Inoltre l’attacco al potere delle mafie avveniva negli stessi anni anche in America Latina, in Paesi come la Colombia di Pablo Escobar. La vittoria elettorale di Berlusconi impedì però il successo completo dei giudici di Mani Pulite. Ma in oltre 30 anni Berlusconi, anche per le sue vicende giudiziarie personali, non è riuscito ad avere ragione dei giudici. Nel frattempo, parallelamente al deteriorarsi della salute di Berlusconi, i giudici perdevano popolarità e influenza. La vicenda del magistrato Luca Palamara, espulso dalla magistratura per comportamenti altamente scorretti nella gestione del suo potere, ha contribuito alla caduta della fortuna pubblica delle toghe e ha approfondito tante divisioni al loro interno.

Il ministro della Giustizia Carlo Nordio, ex magistrato, avrebbe dovuto sanare allora la situazione. Ma così non sembra sarà, questo forse anche per altre tre vicende giudiziarie che assediano questo governo. Il ministro del Turismo Daniela Santanchè è indagata per frode e bancarotta fraudolenta per la sua azienda; il sottosegretario Andrea Delmastro è sotto torchio per avere rivelato segreti d’ufficio; il presidente del Senato Ignazio La Russa è nell’occhio del ciclone per l’accusa di avere usato il suo ufficio per proteggere il figlio a sua volta accusato di stupro.

La vecchia corruzione della politica, senz’altro sbagliata, comunque si inseriva in un ambito politico: alcuni partiti si muovevano per fermare l’ondata filo sovietica nel Paese e sostenevano per questo di avere bisogno di fondi extra per alimentare la loro attività pubblica.

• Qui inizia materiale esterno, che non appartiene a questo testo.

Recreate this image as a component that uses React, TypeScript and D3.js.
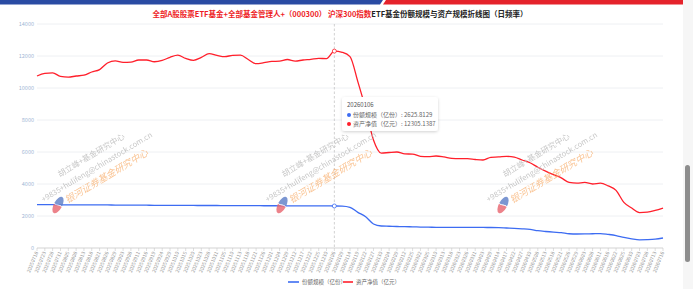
import React from "react";
import * as d3 from "d3";

// Trading dates shown on the category axis
const dates = [
  "20250718","20250723","20250728","20250731","20250805","20250808","20250813","20250818","20250821","20250826",
  "20250829","20250903","20250908","20250911","20250916","20250919","20250924","20250929","20251010","20251015",
  "20251020","20251023","20251028","20251031","20251105","20251110","20251113","20251118","20251121","20251126",
  "20251201","20251204","20251209","20251212","20251217","20251222","20251225","20251230","20260106","20260109",
  "20260114","20260119","20260122","20260127","20260130","20260204","20260209","20260212","20260225","20260302",
  "20260305","20260310","20260313","20260318","20260323","20260326","20260331","20260403","20260409","20260414",
  "20260417","20260422","20260427","20260430","20260508","20260513","20260518","20260521","20260526","20260529",
  "20260603","20260608","20260611","20260616","20260622","20260625","20260630","20260703","20260708","20260713",
  "20260716",
];

// 份额规模（亿份）
const shareSize = [
  2710,2705,2705,2700,2700,2695,2695,2690,2690,2690,
  2685,2685,2680,2680,2675,2670,2670,2665,2665,2660,
  2660,2655,2655,2655,2650,2650,2648,2645,2645,2640,
  2640,2638,2635,2635,2632,2630,2630,2628,2625.8129,2620,
  2540,2230,1950,1500,1375,1360,1345,1335,1325,1310,
  1300,1295,1290,1290,1290,1290,1290,1285,1280,1270,
  1250,1230,1200,1160,1080,1030,990,960,890,875,
  880,890,900,850,780,660,570,510,520,550,
  625,
];

// 资产净值（亿元）
const netAsset = [
  10750,10920,10950,10720,10680,10750,10800,11000,11150,11560,
  11700,11600,11620,11750,11750,11640,11720,11920,12050,11850,
  11730,11910,12150,12040,11960,12040,12050,11780,11520,11580,
  11660,11680,11780,11680,11750,11790,11850,11840,12305.1387,12230,
  11960,10400,8700,6750,5930,5970,6000,5880,5870,5730,
  5710,5750,5690,5600,5580,5580,5530,5500,5670,5690,
  5730,5680,5500,5330,5050,4800,4580,4380,4100,4050,
  4100,4000,4050,3880,3600,2850,2500,2210,2240,2350,
  2500,
];

const yTicks = [0, 2000, 4000, 6000, 8000, 10000, 12000, 14000];
const seriesNames = ["份额规模（亿份）", "资产净值（亿元）"];
const titleRed = "全部A股股票ETF基金+全部基金管理人+（000300） 沪深300指数";
const titleBlack = "ETF基金份额规模与资产规模折线图（日频率）";
const watermarkLines = ["胡立峰+基金研究中心", "+9835+hulifeng@chinastock.com.cn", "银河证券基金研究中心"];
const watermarkAnchors = [58, 282, 503];
const hoverDate = "20260106";

const W = 693;
const H = 289;
const BLUE = "#3d6cf2";
const RED = "#ff1f2b";
const FONT = "'Noto Sans CJK SC', 'Noto Sans', sans-serif";

function Logo({ x, y }: { x: number; y: number }) {
  return (
    <g transform={`translate(${x},${y}) rotate(-62)`} opacity={0.8}>
      <path d="M0,-4.2 A9,4.2 0 0 0 0,4.2 C2.5,1.6 -2.5,-1.6 0,-4.2 Z" fill="#e8646e" />
      <path d="M0,-4.2 A9,4.2 0 0 1 0,4.2 C2.5,1.6 -2.5,-1.6 0,-4.2 Z" fill="#5b7cc6" />
      <path d="M0,4.2 C2.5,1.6 -2.5,-1.6 0,-4.2" fill="none" stroke="#fff" strokeWidth={0.9} />
    </g>
  );
}

function Watermark({ x, y }: { x: number; y: number }) {
  return (
    <g>
      <g transform={`translate(${x},${y}) rotate(-31)`} fontFamily={FONT} dominantBaseline="middle">
        <text x={16} y={-25} fontSize={8} fill="#bdbdbd" opacity={0.85}>{watermarkLines[0]}</text>
        <text x={-11} y={-12} fontSize={7.6} fill="#bdbdbd" opacity={0.85}>{watermarkLines[1]}</text>
        <text x={9} y={1} fontSize={9.5} fontStyle="italic" fill="#f7a55c" opacity={0.65}>{watermarkLines[2]}</text>
      </g>
      <Logo x={x} y={y} />
    </g>
  );
}

export default function App() {
  const x = d3.scalePoint<string>().domain(dates).range([37, 663]);
  const y = d3.scaleLinear().domain([0, 14000]).range([248, 24]);

  const line = d3
    .line<number>()
    .x((_, i) => x(dates[i]) as number)
    .y((d) => y(d))
    .curve(d3.curveMonotoneX);

  const hi = dates.indexOf(hoverDate);
  const hx = x(hoverDate) as number;

  return (
    <svg
      width={W}
      height={H}
      style={{ position: "absolute", left: 0, top: 0, display: "block", background: "#fff" }}
      fontFamily={FONT}
    >
      <defs>
        <filter id="tipShadow" x="-20%" y="-30%" width="140%" height="160%">
          <feDropShadow dx="0" dy="1" stdDeviation="1.5" floodColor="#000" floodOpacity="0.18" />
        </filter>
      </defs>

      {/* top banner */}
      <polygon points="0,0 383,0 380,4.5 0,4.5" fill="#2a4ba3" />
      <polygon points="386,0 693,0 693,4.5 383,4.5" fill="#e5232b" />

      {/* title */}
      <text x={340} y={17} textAnchor="middle" fontSize={7.5} fontWeight="bold">
        <tspan fill="#ee1c25">{titleRed}</tspan>
        <tspan fill="#222">{titleBlack}</tspan>
      </text>

      {/* grid and y labels */}
      {yTicks.map((t) => (
        <g key={t}>
          {t > 0 && <line x1={37} x2={663} y1={y(t)} y2={y(t)} stroke="#eef0f3" strokeWidth={1} />}
          <text x={34} y={y(t)} textAnchor="end" dominantBaseline="middle" fontSize={5.5} fill="#9fb7d6">
            {t}
          </text>
        </g>
      ))}

      {/* x axis */}
      <line x1={37} x2={663} y1={248} y2={248} stroke="#c8c8c8" strokeWidth={0.8} />
      {dates.map((d) => {
        const px = x(d) as number;
        return (
          <g key={d}>
            <line x1={px} x2={px} y1={248} y2={251} stroke="#c8c8c8" strokeWidth={0.6} />
            <text
              transform={`translate(${px},252) rotate(-68)`}
              textAnchor="end"
              dominantBaseline="middle"
              fontSize={5}
              fill="#9a9a9a"
            >
              {d}
            </text>
          </g>
        );
      })}

      {/* crosshair */}
      <line x1={hx} x2={hx} y1={24} y2={248} stroke="#bbb" strokeWidth={0.7} strokeDasharray="2.5,2" />

      {/* series */}
      <path d={line(netAsset) || ""} fill="none" stroke={RED} strokeWidth={1.3} />
      <path d={line(shareSize) || ""} fill="none" stroke={BLUE} strokeWidth={1.3} />
      <circle cx={hx} cy={y(shareSize[hi])} r={2} fill="#fff" stroke={BLUE} strokeWidth={0.8} />
      <circle cx={hx} cy={y(netAsset[hi])} r={2} fill="#fff" stroke={RED} strokeWidth={0.8} />

      {/* watermarks */}
      {watermarkAnchors.map((wx) => (
        <Watermark key={wx} x={wx} y={205} />
      ))}

      {/* tooltip */}
      <g>
        <rect x={342} y={97} width={96} height={34} rx={3} fill="#fff" filter="url(#tipShadow)" />
        <text x={347} y={107} fontSize={6} fill="#555">{hoverDate}</text>
        <circle cx={349} cy={115} r={2} fill={BLUE} />
        <text x={353} y={117} fontSize={6} fill="#666">
          {seriesNames[0]}: {shareSize[hi].toFixed(4)}
        </text>
        <circle cx={349} cy={124} r={2} fill={RED} />
        <text x={353} y={126} fontSize={6} fill="#666">
          {seriesNames[1]}: {netAsset[hi].toFixed(4)}
        </text>
      </g>

      {/* legend */}
      <line x1={288} x2={299} y1={282} y2={282} stroke={BLUE} strokeWidth={1.6} />
      <text x={302} y={282} dominantBaseline="middle" fontSize={5.5} fill="#666">{seriesNames[0]}</text>
      <line x1={343} x2={353} y1={282} y2={282} stroke={RED} strokeWidth={1.6} />
      <text x={356} y={282} dominantBaseline="middle" fontSize={5.5} fill="#666">{seriesNames[1]}</text>

      {/* scrollbar */}
      <rect x={683} y={0} width={10} height={H} fill="#f6f6f6" />
      <rect x={685} y={165} width={5} height={97} rx={2.5} fill="#8d8d8d" />
    </svg>
  );
}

Queste vicende giudiziarie sono avulse da ogni ampio contesto politico. Non hanno a che fare con cambiamenti storici internazionali. Sono questioni puramente personali. Se la Santanchè ha truccato i conti lo ha fatto per suo tornaconto senza rapporti con questo o quel partito. Così La Russa. La storia del figlio è comprensibile da padre, ma non c’entra con la sua parte politica o il ruolo istituzionale di presidente del Senato. La storia di Delmastro poi è forse la più sconcertante perché avrebbe usato informazioni riservate (colloqui registrati segretamente in prigione) per una polemica di parte. Alcuni magistrati forse possono usare queste denunce in modo specioso ma ciò non toglie che le accuse non hanno niente di politico di per sé.

Il governo deve smettere di occuparsi di queste “pendenze” al più presto. Se non lo farà chiaramente ciò danneggerà non solo l’auspicata soluzione della questione giustizia, ma anche la stessa stabilità dell’azione di governo. Non si può sperare di tagliare le unghie ai giudici mentre affondano le dita su questioni che non sono direttamente politiche. Già in passato per vicende più controverse la magistratura è riuscita con successo a mettere in difficoltà altri governi, oggi con questi tre casi potrebbe essere più facile.

Inoltre c’è un problema più profondo alle spalle. Una riforma della giustizia, per il ruolo assunto dai magistrati negli ultimi 30 anni, significa ridefinire le regole della democrazia italiana. Non è una questione di amministrazione più o meno normale. Perciò ci vorrebbe un grande accordo in tutto il Parlamento e un coinvolgimento anche estero, per il ruolo che i giudici hanno nello sviluppo civile ed economico del Paese. In ciò un allineamento con il Presidente della Repubblica è essenziale.

Il governo del premier Giorgia Meloni ha la grande fortuna di avere un’opposizione molto debole che gira a vuoto e non riesce a mordere in alcuno dei temi davvero scottanti. Ciò nonostante il fatto che vicende giudiziarie di per sé minori ingolfino l’azione di governo, si trascinino e non riescano a essere risolte in maniera pulita, indica una debolezza di fondo.